The enabling technology is geofencing, which draws a virtual fence around care sites and sends out alerts via a Datacubed Health app on patients’ phone when the fence is breached, signaling some adverse event. The alerts, in turn, generate different steps associated with adverse event capture.

Data capture rates in vaccine trials are notoriously low, typically requiring trials to enroll 30% to 40% more patients to compensate for the loss in statistical power. Sponsors are effectively surrendering about 30% of their trial budget due to low data quality, and geofencing offers a frictionless way to capture the requisite data without placing calls or doing manual data entry.

In the referenced case, the client was running a trial with a low-frequency adverse event associated with hospital visits that members of the research team were trying to capture by phoning participants every three months. This was contributing to a 60% data capture rate, which Datacubed Health’s geofencing solution improved by roughly 35 percentage points, as reported by Paul Glimcher, Ph.D., the company’s chairman and chief scientific officer.

Getting Real About IBD: The third-place winner recognized during award ceremonies for its “Suffering Behind the Selfies” clinical trial recruitment campaign for Arena Pharmaceuticals was Havas Lynx Faze. The campaign uses insights from patients with inflammatory bowel disease (IBD) and seeks to connect with an audience “fatigued with symptom-based advertising” by validating their feelings, discomfort, and sense of isolation—and addressing the benefits of study participation based on the complicated realities of living with IBD.

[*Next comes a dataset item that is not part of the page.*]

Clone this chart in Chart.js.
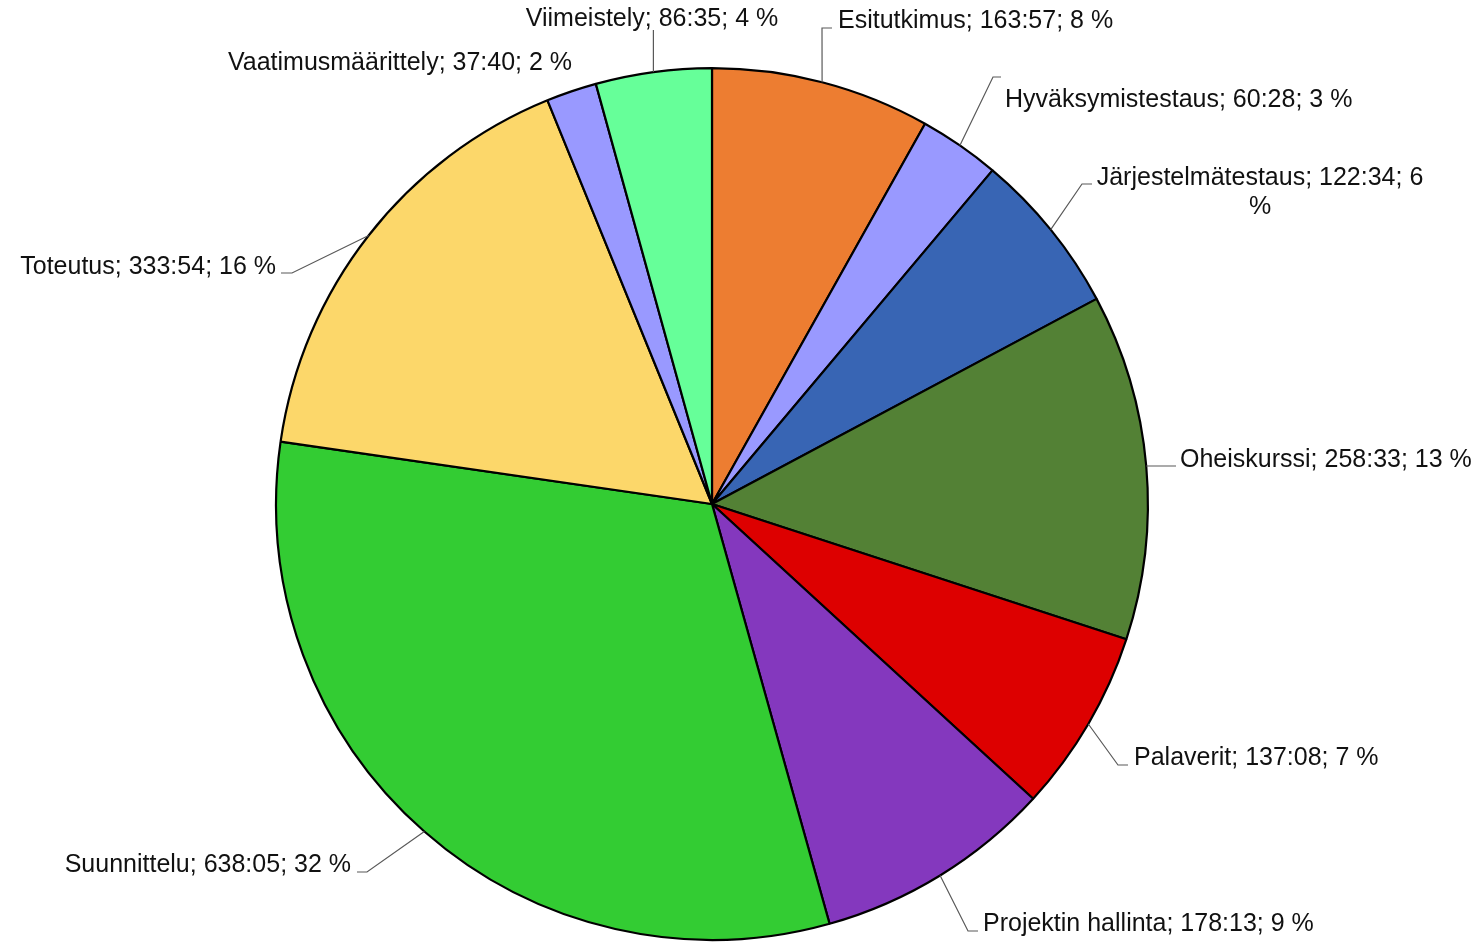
<!DOCTYPE html>
<html>
<head>
<meta charset="utf-8">
<script src="https://cdn.jsdelivr.net/npm/chart.js@4/dist/chart.umd.min.js"></script>
<style>
  html, body { margin: 0; padding: 0; background: #fff; }
  #wrap { width: 1481px; height: 942px; position: relative; }
</style>
</head>
<body>
<div id="wrap"><canvas id="pieChart"></canvas></div>
<script>
// Data (time spent per phase, minutes; labels as shown)
const phases = ['Esitutkimus', 'Hyväksymistestaus', 'Järjestelmätestaus', 'Oheiskurssi', 'Palaverit',
    'Projektin hallinta', 'Suunnittelu', 'Toteutus', 'Vaatimusmäärittely', 'Viimeistely'];
const minutes = [9837, 3628, 7354, 15513, 8228, 10693, 38285, 20034, 2260, 5195];
const durations = ['163:57', '60:28', '122:34', '258:33', '137:08', '178:13', '638:05', '333:54', '37:40', '86:35'];
const percents = ['8 %', '3 %', '6 %', '13 %', '7 %', '9 %', '32 %', '16 %', '2 %', '4 %'];

const colors = ['#ED7D31', '#9999FF', '#3865B4', '#538135', '#DD0000',
    '#8438BE', '#33CC33', '#FCD76A', '#9999FF', '#66FF99'];

// label placement (text position + leader line bend)
const labelLayout = [
    { x: 838, y: 21, align: 'left', elbow: [822, 28], end: [832, 28] },
    { x: 1005, y: 100, align: 'left', elbow: [993, 77], end: [1001, 77] },
    { x: 1260, y: 178, align: 'center', elbow: [1082, 184], end: [1092, 184], wrap: true },
    { x: 1180, y: 460, align: 'left', elbow: null, end: [1176, 466] },
    { x: 1134, y: 758, align: 'left', elbow: [1118, 765], end: [1128, 765] },
    { x: 983, y: 924, align: 'left', elbow: [968, 931], end: [978, 931] },
    { x: 351, y: 865, align: 'right', elbow: [367, 872], end: [357, 872] },
    { x: 276, y: 267, align: 'right', elbow: [292, 273], end: [281, 273] },
    { x: 400, y: 63, align: 'center', elbow: null, end: null },
    { x: 652, y: 19, align: 'center', elbow: null, end: 'up30' }
];

const outsideLabels = {
    id: 'outsideLabels',
    afterDatasetsDraw(chart) {
        const ctx = chart.ctx;
        const arcs = chart.getDatasetMeta(0).data;
        ctx.save();
        ctx.font = '25px "Liberation Sans", Arial, sans-serif';
        ctx.fillStyle = '#111';
        ctx.textBaseline = 'middle';
        arcs.forEach((arc, i) => {
            const L = labelLayout[i];
            const mid = (arc.startAngle + arc.endAngle) / 2;
            const ax = arc.x + Math.cos(mid) * arc.outerRadius;
            const ay = arc.y + Math.sin(mid) * arc.outerRadius;

            // leader line
            if (L.end) {
                ctx.strokeStyle = '#595959';
                ctx.lineWidth = 1.2;
                ctx.beginPath();
                ctx.moveTo(ax, ay);
                if (L.end === 'up30') {
                    ctx.lineTo(ax, 30);
                } else {
                    if (L.elbow) ctx.lineTo(L.elbow[0], L.elbow[1]);
                    ctx.lineTo(L.end[0], L.end[1]);
                }
                ctx.stroke();
            }

            // text
            const txt = `${phases[i]}; ${durations[i]}; ${percents[i]}`;
            if (L.wrap) {
                const parts = txt.split(' ');
                const last = parts.pop();
                ctx.textAlign = 'center';
                ctx.fillText(parts.join(' '), L.x, L.y);
                ctx.fillText(last, L.x, L.y + 29);
            } else {
                ctx.textAlign = L.align;
                ctx.fillText(txt, L.x, L.y);
            }
        });
        ctx.restore();
    }
};

new Chart(document.getElementById('pieChart'), {
    type: 'pie',
    data: {
        labels: phases,
        datasets: [{
            data: minutes,
            backgroundColor: colors,
            borderColor: '#000000',
            borderWidth: 2.2
        }]
    },
    options: {
        responsive: true,
        maintainAspectRatio: false,
        animation: false,
        layout: { padding: { top: 67, bottom: 1, left: 0, right: 57 } },
        plugins: {
            legend: { display: false },
            tooltip: { enabled: false }
        }
    },
    plugins: [outsideLabels]
});
</script>
</body>
</html>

As described in the entry form, patients from around the world were extensively interviewed and involved in all campaign touchpoints. Their selfie photography was incorporated into print advertising and online display media, and quotes from their Instagram Stories and Facebook posts were turned into authentic messaging. Their longer-form writing was shared via dedicated story-pages in the patient section of the recruitment website.

Launched at the height of the global pandemic, the campaign nonetheless resulted in hundreds of IBD patients opting to sign up for the phase 3 ulcerative colitis trial at a 75% cost saving relative to the industry benchmark, reported Mark Wilkins, Faze’s senior patient experience director. Less than two months after launching, the campaign was delivering randomized patients.

Patient recruitment for the first arm of the study was successfully completed in December 2019, he states, and the campaign will now support the study’s second arm as well as a phase 2 and phase 3 study recruiting patients for Crohn’s disease.